The first thing you have to do is make an assessment of your project to determine exactly what pre-production tasks are important.

Film Director

There are both universal tasks and specific tasks that you are going to make an assessment of. For example, on a narrative film you have to first analyze and breakdown the script. For each scene, you will have to determine how many days it will take to shoot, what characters are involved, what locations are needed, what SFX and visual FX are present, what props and set dressings are needed, and so on. From here you will make lists for the entire script, solving each need individually.
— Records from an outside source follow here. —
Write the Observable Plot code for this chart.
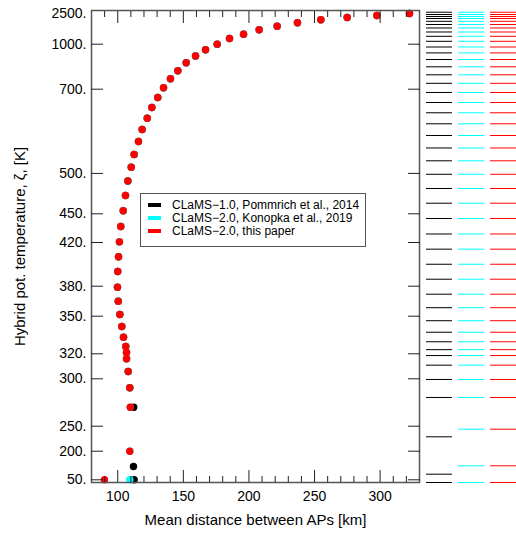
<!DOCTYPE html>
<html>
<head>
<meta charset="utf-8">
<script src="https://cdn.jsdelivr.net/npm/d3@7"></script>
<script src="https://cdn.jsdelivr.net/npm/@observablehq/plot@0.6"></script>
<style>
  html, body { margin: 0; padding: 0; background: #fff; }
  body { font-family: "Liberation Sans", Arial, Helvetica, sans-serif; }
  #wrap { position: relative; width: 516px; height: 535px; overflow: hidden; background: #fff; }
  #main, #levels { position: absolute; top: 0; }
  #main { left: 0; }
  #levels { left: 419px; }
  #legend { position: absolute; left: 140px; top: 193px; width: 224px; height: 52px;
            border: 1.5px solid #555; background: #fff; font-size: 12px; color: #000; }
  .row { position: absolute; left: 0; height: 13px; line-height: 13px; white-space: nowrap; }
  .sw { position: absolute; left: 7px; top: 4.5px; width: 13px; height: 4px; }
  .lb { position: absolute; left: 31px; top: 0; }
</style>
</head>
<body>
<div id="wrap">
  <div id="main"></div>
  <div id="levels"></div>
  <div id="legend"></div>
</div>
<script>
// ---------------- data ----------------
const models = ["CLaMS\u22121.0, Pommrich et al., 2014", "CLaMS\u22122.0, Konopka et al., 2019", "CLaMS\u22122.0, this paper"];
const modelColors = ["#000000", "#00ffff", "#ff0000"];

// layers common to all configurations: hybrid potential temperature [K] and mean AP distance [km]
const thetaUpper = [2525, 2425, 2326, 2212, 2063, 1894, 1715, 1497, 1283, 1000,
                    962.7, 921.3, 876, 822.7, 769.3, 709.3, 680.3, 656.5, 631.1, 604.3,
                    575.8, 544.9, 514.8, 490.6, 472.6, 453.7, 436.7, 420.7, 406.9, 393.5,
                    379, 365, 351.7, 341.8, 333.2, 325.8, 321, 316, 305.8, 290.5];
const distUpper = [322.4, 297.5, 274.9, 254.8, 237, 221.5, 207.8, 195.9, 185.2, 175.8,
                   166.9, 159.3, 152.2, 145.8, 140.2, 134.9, 130.5, 126, 122.5, 118.6,
                   115.8, 112.5, 110.3, 107.7, 105.9, 104.2, 102.3, 101.3, 100.6, 100,
                   99.8, 100.4, 101.6, 103.1, 104.4, 106.1, 106.7, 106.7, 108, 109.2];
// lowest layers per configuration
const thetaLowerC1 = [270, 120, 50];
const distLowerC1  = [112.2, 112.0, 112.5];
const thetaLowerK19 = [270, 200, 50];
const distLowerK19  = [109.5, 109.2, 109.2];
const thetaLowerNew = [270, 200, 50];
const distLowerNew  = [109.5, 109.2, 89.9];

// level boundaries [K]
const boundsUpper = [2589, 2475, 2376, 2276, 2137, 1978, 1805, 1606, 1392, 1144,
                     981.3, 942, 898, 849.3, 796, 739.3, 692.2, 668.4, 644, 617.8,
                     590, 560.4, 529.9, 498.9, 481.3, 463.1, 445.1, 428.9, 413.9, 400.1,
                     386.4, 372, 358.5, 346.4, 337.2, 329.6, 323.3, 318.6, 310.9, 299.3, 280.3];
const boundsLowerC1  = [228.8, 79.4, 36];
const boundsLowerK19 = [244, 123.4, 36];
const boundsLowerNew = [244, 123.4, 36];

// axis ticks
const yTickValues = [50, 200, 250, 300, 320, 350, 380, 420, 450, 500, 700, 1000, 2500];
const yTickMarks  = [50, 200, 250, 300, 320, 350, 380, 420, 450, 500, 700, 1000];
const xMajor = [100, 150, 200, 250, 300];
const xMinor = [90, 110, 120, 130, 140, 160, 170, 180, 190, 210, 220, 230, 240, 260, 270, 280, 290, 310, 320];
const xTitle = "Mean distance between APs [km]";
const yTitle = "Hybrid pot. temperature, \u03B6, [K]";

// ---------------- tables ----------------
const lowerTheta = [thetaLowerC1, thetaLowerK19, thetaLowerNew];
const lowerDist = [distLowerC1, distLowerK19, distLowerNew];
const lowerBounds = [boundsLowerC1, boundsLowerK19, boundsLowerNew];

const points = [];
models.forEach((m, i) => {
  const th = thetaUpper.concat(lowerTheta[i]);
  const ds = distUpper.concat(lowerDist[i]);
  th.forEach((t, j) => points.push({model: m, theta: t, dist: ds[j]}));
});
const levels = [];
models.forEach((m, i) => {
  boundsUpper.concat(lowerBounds[i]).forEach(t => levels.push({model: m, theta: t}));
});

// ---------------- scales ----------------
// the hybrid vertical axis is drawn piecewise-linear between its labelled values
const yScale = {
  type: "linear",
  domain: [36, 50, 200, 250, 300, 320, 350, 380, 420, 450, 500, 700, 1000, 2500, 2674],
  range:  [482, 479.3, 450.7, 425.7, 378.3, 353.3, 315.7, 285.7, 242, 213.3, 172.9, 88.7, 43.7, 13.5, 10]
};
const colorScale = {domain: models, range: modelColors};
const font = {fontFamily: "'Liberation Sans', Arial, Helvetica, sans-serif", fontSize: "14px", color: "#000", background: "transparent", overflow: "visible"};

const main = Plot.plot({
  width: 516, height: 535,
  marginLeft: 91, marginRight: 97, marginTop: 10, marginBottom: 53,
  style: font,
  x: {domain: [80, 330], label: null},
  y: {...yScale, label: null},
  color: colorScale,
  marks: [
    Plot.dot(points, {x: "dist", y: "theta", fill: "model", r: 3.7, stroke: null}),
    Plot.frame({stroke: "#555", strokeWidth: 1.5}),
    // inward ticks
    Plot.axisY(yTickMarks, {anchor: "left", tickSize: 12, dx: 12, fill: "none", stroke: "#222", label: null}),
    Plot.axisY(yTickMarks, {anchor: "right", tickSize: 12, dx: -12, fill: "none", stroke: "#222", label: null}),
    Plot.axisX(xMajor, {anchor: "bottom", tickSize: 12, dy: -12, fill: "none", stroke: "#222", label: null}),
    Plot.axisX(xMinor, {anchor: "bottom", tickSize: 6, dy: -6, fill: "none", stroke: "#222", label: null}),
    Plot.axisX(xMajor, {anchor: "top", tickSize: 12, dy: 12, fill: "none", stroke: "#222", label: null}),
    Plot.axisX(xMinor, {anchor: "top", tickSize: 6, dy: 6, fill: "none", stroke: "#222", label: null}),
    // tick labels
    Plot.axisY(yTickValues, {anchor: "left", tickSize: 0, tickPadding: 5, tickFormat: d => d + ".", fontSize: 14, label: null}),
    Plot.axisX(xMajor, {anchor: "bottom", tickSize: 0, tickPadding: 9, fontSize: 14, label: null}),
    // titles
    Plot.text([xTitle], {text: d => d, frameAnchor: "bottom", dy: 42, fontSize: 15}),
    Plot.text([yTitle], {text: d => d, frameAnchor: "left", textAnchor: "middle", dx: -71, rotate: -90, fontSize: 15})
  ]
});
document.getElementById("main").appendChild(main);

const lev = Plot.plot({
  width: 97, height: 535,
  marginLeft: 0, marginRight: 0, marginTop: 10, marginBottom: 53,
  style: font,
  x: {type: "band", domain: models, range: [6, 99], paddingInner: 0.18, paddingOuter: 0, axis: null},
  y: {...yScale, axis: null},
  color: colorScale,
  marks: [
    Plot.tickY(levels, {x: "model", y: "theta", stroke: "model", strokeWidth: 1})
  ]
});
document.getElementById("levels").appendChild(lev);

// legend
const legend = document.getElementById("legend");
models.forEach((m, i) => {
  const row = document.createElement("div");
  row.className = "row";
  row.style.top = (4.5 + 13 * i) + "px";
  const sw = document.createElement("div");
  sw.className = "sw";
  sw.style.background = modelColors[i];
  const lb = document.createElement("div");
  lb.className = "lb";
  lb.textContent = m;
  row.appendChild(sw); row.appendChild(lb);
  legend.appendChild(row);
});
</script>
</body>
</html>
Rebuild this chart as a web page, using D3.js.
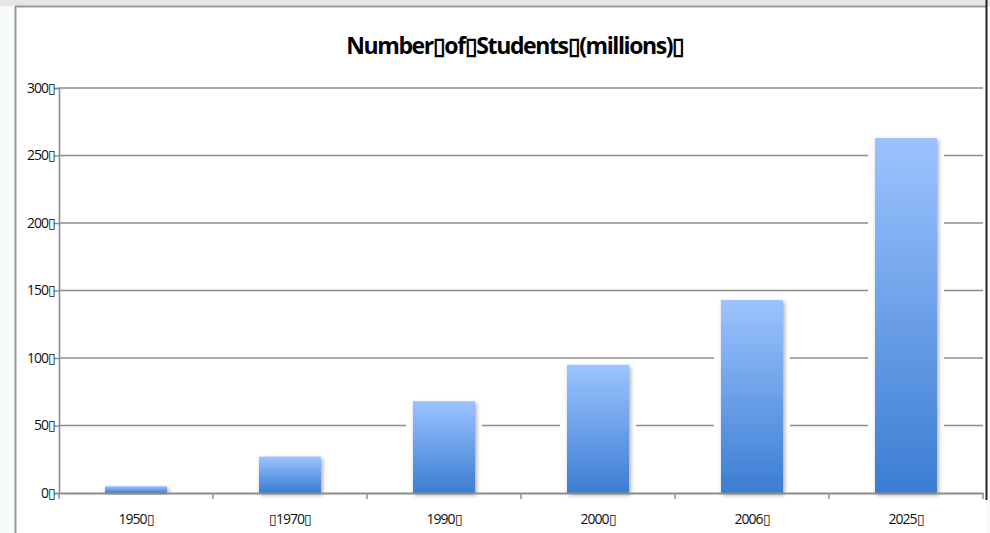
<!DOCTYPE html>
<html><head><meta charset="utf-8">
<script src="https://cdn.jsdelivr.net/npm/d3@7"></script>
<style>html,body{margin:0;padding:0;background:#fff;}</style>
</head><body>
<svg id="c" width="990" height="533"></svg>
<script>
const BOX = "\u25AF";
const categories = ["1950", "1970", "1990", "2000", "2006", "2025"];
const categoryLabels = ["1950" + BOX, BOX + "1970" + BOX, "1990" + BOX, "2000" + BOX, "2006" + BOX, "2025" + BOX];
const values = [5, 27, 68, 95, 143, 263];
const yTicks = [0, 50, 100, 150, 200, 250, 300];
const titleText = "Number" + BOX + "of" + BOX + "Students" + BOX + "(millions)" + BOX;

(function(){
const svg = d3.select("#c");
const defs = svg.append("defs");
const grad = defs.append("linearGradient").attr("id","bg").attr("x1",0).attr("y1",0).attr("x2",0).attr("y2",1);
grad.append("stop").attr("offset","0%").attr("stop-color","#9cc3ff");
grad.append("stop").attr("offset","100%").attr("stop-color","#3b7dd2");
const f = defs.append("filter").attr("id","sh").attr("x","-20%").attr("y","-20%").attr("width","140%").attr("height","140%");
f.append("feDropShadow").attr("dx",1.5).attr("dy",2).attr("stdDeviation",2).attr("flood-color","#000").attr("flood-opacity",0.35);

// outer frame
svg.append("rect").attr("x",0).attr("y",0).attr("width",990).attr("height",533).attr("fill","#f7fbfb");
svg.append("rect").attr("x",0).attr("y",0).attr("width",990).attr("height",6).attr("fill","#e6e6e6");
svg.append("rect").attr("x",16).attr("y",7).attr("width",970).attr("height",526).attr("fill","#fff");
svg.append("line").attr("x1",15).attr("x2",986).attr("y1",6.5).attr("y2",6.5).attr("stroke","#999").attr("stroke-width",2);
svg.append("line").attr("x1",15.5).attr("x2",15.5).attr("y1",6).attr("y2",533).attr("stroke","#999").attr("stroke-width",2);
svg.append("line").attr("x1",986.5).attr("x2",986.5).attr("y1",0).attr("y2",500).attr("stroke","#222").attr("stroke-width",2);

const mLeft = 59, mRight = 983, mTop = 88, mBottom = 493;
const x = d3.scaleBand().domain(categories).range([mLeft, mRight]).paddingInner(0).paddingOuter(0);
const y = d3.scaleLinear().domain([0, 300]).range([mBottom, mTop]);

// gridlines
svg.append("g").selectAll("line").data(yTicks.filter(t => t > 0)).join("line")
  .attr("x1", mLeft).attr("x2", mRight).attr("y1", d => y(d)).attr("y2", d => y(d))
  .attr("stroke","#8c8c8c").attr("stroke-width",1.6);

// y axis
const ya = svg.append("g").attr("transform", `translate(${mLeft},0)`)
  .call(d3.axisLeft(y).tickValues(yTicks).tickSize(5).tickFormat(d => d + BOX));
ya.select(".domain").attr("stroke","#8c8c8c").attr("stroke-width",1.6);
ya.selectAll(".tick line").attr("stroke","#8c8c8c").attr("stroke-width",1.4);
ya.selectAll("text").attr("font-family","'Open Sans', sans-serif").attr("font-size",14).attr("letter-spacing","-1").attr("fill","#111").attr("x",-4);

const bw = 62;
const bx = d => x(d) + x.bandwidth()/2 - bw/2;
// white halos
svg.append("g").selectAll("rect").data(categories).join("rect")
  .attr("x", d => bx(d) - 7).attr("width", bw + 14)
  .attr("y", (d,i) => y(values[i]) - 3).attr("height", (d,i) => mBottom - y(values[i]) + 1)
  .attr("fill","#fff");
// bars
svg.append("g").selectAll("rect").data(categories).join("rect")
  .attr("x", bx).attr("width", bw)
  .attr("y", (d,i) => y(values[i])).attr("height", (d,i) => mBottom - y(values[i]))
  .attr("fill","url(#bg)").attr("filter","url(#sh)");

// x axis
const xa = svg.append("g").attr("transform", `translate(0,${mBottom})`)
  .call(d3.axisBottom(x).tickSize(0).tickFormat((d,i) => categoryLabels[i]));
xa.select(".domain").attr("stroke","#8c8c8c").attr("stroke-width",1.8);
xa.selectAll("text").attr("font-family","'Open Sans', sans-serif").attr("font-size",14).attr("letter-spacing","-1").attr("fill","#111").attr("dy","0.71em").attr("y",21);
const bounds = categories.map(c => x(c)).concat([mRight]);
svg.append("g").selectAll("line").data(bounds).join("line")
  .attr("x1", d => d).attr("x2", d => d).attr("y1", mBottom).attr("y2", mBottom + 6)
  .attr("stroke","#8c8c8c").attr("stroke-width",1.4);

// title
svg.append("text").attr("x", 515).attr("y", 54).attr("text-anchor","middle")
  .attr("font-family","'Open Sans', sans-serif").attr("font-weight","bold").attr("font-size",23).attr("letter-spacing","-1.4")
  .attr("fill","#000").text(titleText);
})();
</script>
</body></html>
To get all of these items done you have to know exactly what they are, so make an assessment of what there is to do. If you utilize a pre-production program, such as a scheduling or film budgeting software, this can help you create the itemized list. If you create this during the breakdown process, you are going to get everything done on a very specific level so that you do not miss anything.

Developing the Checklist

When you begin creating the video pre-production checklist, take the list of items you created and put them into categories. These will be items like locations, props, crew, and actors, just like what you developed through the original list-making process and script breakdown. Lay them all out, one by one, within each category on a page, and make sure that each category is represented. This allows you to see each individual item, as well as each category.

From here you will present priorities of categories and individual selections within categories. For example, cast and crew are going to be original priorities since they will determine how the following categories may then be solved. A production designer, art director, and prop master will help solve many of the art department items on the checklist. This does not mean that, on your low budget film, you cannot go through all items on the checklist as you are able, but it is important to create priorities so it remains efficient.

It is best to reflect this physically on the page by placing the categories in preferential order. Try putting cast and crew at the top, followed by budgeting and other items directly below it. At the bottom should be the active shooting schedule, which will be determined as all the other items come together and will be finalized by the end.